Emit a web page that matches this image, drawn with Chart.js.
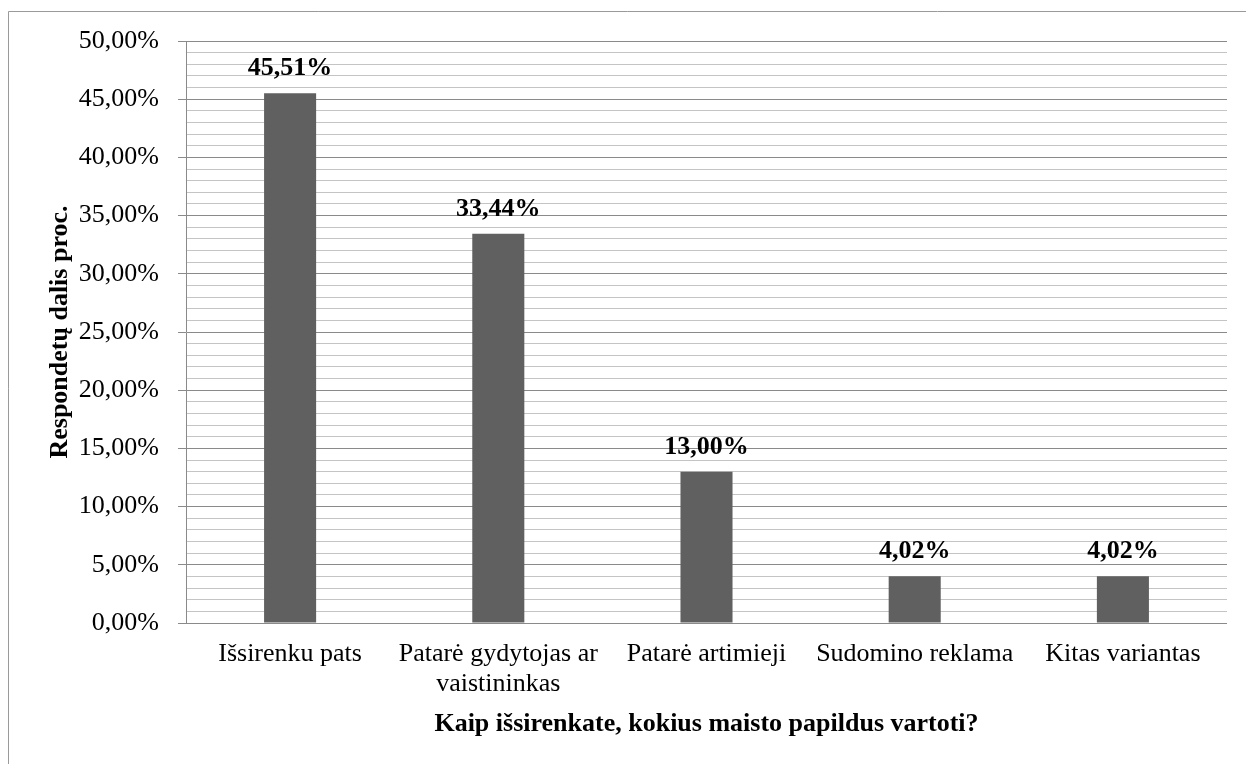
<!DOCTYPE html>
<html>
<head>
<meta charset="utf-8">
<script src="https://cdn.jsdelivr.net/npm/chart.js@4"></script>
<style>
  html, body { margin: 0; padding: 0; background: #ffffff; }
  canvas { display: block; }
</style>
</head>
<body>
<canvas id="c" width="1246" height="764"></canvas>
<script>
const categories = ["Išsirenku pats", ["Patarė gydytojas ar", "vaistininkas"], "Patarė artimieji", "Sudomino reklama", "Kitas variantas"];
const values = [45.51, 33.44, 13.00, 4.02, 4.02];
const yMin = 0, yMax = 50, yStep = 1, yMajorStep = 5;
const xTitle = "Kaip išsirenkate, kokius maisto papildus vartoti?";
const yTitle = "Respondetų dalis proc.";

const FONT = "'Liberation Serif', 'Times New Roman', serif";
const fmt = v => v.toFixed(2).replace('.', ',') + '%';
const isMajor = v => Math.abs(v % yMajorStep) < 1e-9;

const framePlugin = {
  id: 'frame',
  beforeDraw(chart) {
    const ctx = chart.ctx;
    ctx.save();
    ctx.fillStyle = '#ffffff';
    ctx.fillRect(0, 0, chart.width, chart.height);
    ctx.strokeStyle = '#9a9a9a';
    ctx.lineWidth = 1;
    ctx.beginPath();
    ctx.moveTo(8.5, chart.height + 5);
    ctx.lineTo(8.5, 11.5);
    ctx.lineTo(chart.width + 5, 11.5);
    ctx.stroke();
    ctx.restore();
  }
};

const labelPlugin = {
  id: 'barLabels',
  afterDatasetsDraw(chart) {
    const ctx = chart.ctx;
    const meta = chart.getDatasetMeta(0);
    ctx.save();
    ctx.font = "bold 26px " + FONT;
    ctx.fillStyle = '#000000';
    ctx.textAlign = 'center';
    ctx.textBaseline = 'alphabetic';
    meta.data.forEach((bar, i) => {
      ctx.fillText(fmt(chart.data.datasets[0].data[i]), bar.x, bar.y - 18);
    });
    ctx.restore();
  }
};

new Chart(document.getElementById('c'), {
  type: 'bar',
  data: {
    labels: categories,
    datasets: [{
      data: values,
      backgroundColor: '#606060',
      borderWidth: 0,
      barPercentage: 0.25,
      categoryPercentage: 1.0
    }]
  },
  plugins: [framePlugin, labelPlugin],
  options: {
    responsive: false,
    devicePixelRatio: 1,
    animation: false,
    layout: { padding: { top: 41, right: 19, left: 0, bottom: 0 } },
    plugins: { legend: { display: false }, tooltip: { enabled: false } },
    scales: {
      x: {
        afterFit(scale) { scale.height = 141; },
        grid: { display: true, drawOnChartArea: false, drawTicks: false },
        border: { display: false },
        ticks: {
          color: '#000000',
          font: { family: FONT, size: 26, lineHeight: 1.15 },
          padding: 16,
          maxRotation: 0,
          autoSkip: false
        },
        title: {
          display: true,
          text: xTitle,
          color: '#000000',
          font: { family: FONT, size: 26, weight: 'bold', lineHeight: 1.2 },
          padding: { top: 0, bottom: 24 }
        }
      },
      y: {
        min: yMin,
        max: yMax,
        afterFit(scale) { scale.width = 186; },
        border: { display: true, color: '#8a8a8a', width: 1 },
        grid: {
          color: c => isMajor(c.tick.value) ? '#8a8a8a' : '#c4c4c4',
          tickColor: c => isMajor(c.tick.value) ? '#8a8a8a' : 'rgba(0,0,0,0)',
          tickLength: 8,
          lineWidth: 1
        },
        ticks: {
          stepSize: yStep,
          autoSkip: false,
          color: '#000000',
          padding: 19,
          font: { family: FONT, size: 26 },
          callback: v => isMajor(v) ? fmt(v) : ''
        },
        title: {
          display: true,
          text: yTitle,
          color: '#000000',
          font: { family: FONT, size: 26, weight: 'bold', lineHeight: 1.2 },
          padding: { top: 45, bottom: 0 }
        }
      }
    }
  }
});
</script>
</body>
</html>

● **WHAT THE TASK REQUIRES**
Repeat the material above in full and exactly, apart from the pictures.

● **EXERCISE OUTPUT**
Emit a web page that matches this image, drawn with Chart.js.
<!DOCTYPE html>
<html>
<head>
<meta charset="utf-8">
<script src="https://cdn.jsdelivr.net/npm/chart.js@4"></script>
<style>
  html, body { margin: 0; padding: 0; background: #ffffff; }
  canvas { display: block; }
</style>
</head>
<body>
<canvas id="c" width="1246" height="764"></canvas>
<script>
const categories = ["Išsirenku pats", ["Patarė gydytojas ar", "vaistininkas"], "Patarė artimieji", "Sudomino reklama", "Kitas variantas"];
const values = [45.51, 33.44, 13.00, 4.02, 4.02];
const yMin = 0, yMax = 50, yStep = 1, yMajorStep = 5;
const xTitle = "Kaip išsirenkate, kokius maisto papildus vartoti?";
const yTitle = "Respondetų dalis proc.";

const FONT = "'Liberation Serif', 'Times New Roman', serif";
const fmt = v => v.toFixed(2).replace('.', ',') + '%';
const isMajor = v => Math.abs(v % yMajorStep) < 1e-9;

const framePlugin = {
  id: 'frame',
  beforeDraw(chart) {
    const ctx = chart.ctx;
    ctx.save();
    ctx.fillStyle = '#ffffff';
    ctx.fillRect(0, 0, chart.width, chart.height);
    ctx.strokeStyle = '#9a9a9a';
    ctx.lineWidth = 1;
    ctx.beginPath();
    ctx.moveTo(8.5, chart.height + 5);
    ctx.lineTo(8.5, 11.5);
    ctx.lineTo(chart.width + 5, 11.5);
    ctx.stroke();
    ctx.restore();
  }
};

const labelPlugin = {
  id: 'barLabels',
  afterDatasetsDraw(chart) {
    const ctx = chart.ctx;
    const meta = chart.getDatasetMeta(0);
    ctx.save();
    ctx.font = "bold 26px " + FONT;
    ctx.fillStyle = '#000000';
    ctx.textAlign = 'center';
    ctx.textBaseline = 'alphabetic';
    meta.data.forEach((bar, i) => {
      ctx.fillText(fmt(chart.data.datasets[0].data[i]), bar.x, bar.y - 18);
    });
    ctx.restore();
  }
};

new Chart(document.getElementById('c'), {
  type: 'bar',
  data: {
    labels: categories,
    datasets: [{
      data: values,
      backgroundColor: '#606060',
      borderWidth: 0,
      barPercentage: 0.25,
      categoryPercentage: 1.0
    }]
  },
  plugins: [framePlugin, labelPlugin],
  options: {
    responsive: false,
    devicePixelRatio: 1,
    animation: false,
    layout: { padding: { top: 41, right: 19, left: 0, bottom: 0 } },
    plugins: { legend: { display: false }, tooltip: { enabled: false } },
    scales: {
      x: {
        afterFit(scale) { scale.height = 141; },
        grid: { display: true, drawOnChartArea: false, drawTicks: false },
        border: { display: false },
        ticks: {
          color: '#000000',
          font: { family: FONT, size: 26, lineHeight: 1.15 },
          padding: 16,
          maxRotation: 0,
          autoSkip: false
        },
        title: {
          display: true,
          text: xTitle,
          color: '#000000',
          font: { family: FONT, size: 26, weight: 'bold', lineHeight: 1.2 },
          padding: { top: 0, bottom: 24 }
        }
      },
      y: {
        min: yMin,
        max: yMax,
        afterFit(scale) { scale.width = 186; },
        border: { display: true, color: '#8a8a8a', width: 1 },
        grid: {
          color: c => isMajor(c.tick.value) ? '#8a8a8a' : '#c4c4c4',
          tickColor: c => isMajor(c.tick.value) ? '#8a8a8a' : 'rgba(0,0,0,0)',
          tickLength: 8,
          lineWidth: 1
        },
        ticks: {
          stepSize: yStep,
          autoSkip: false,
          color: '#000000',
          padding: 19,
          font: { family: FONT, size: 26 },
          callback: v => isMajor(v) ? fmt(v) : ''
        },
        title: {
          display: true,
          text: yTitle,
          color: '#000000',
          font: { family: FONT, size: 26, weight: 'bold', lineHeight: 1.2 },
          padding: { top: 45, bottom: 0 }
        }
      }
    }
  }
});
</script>
</body>
</html>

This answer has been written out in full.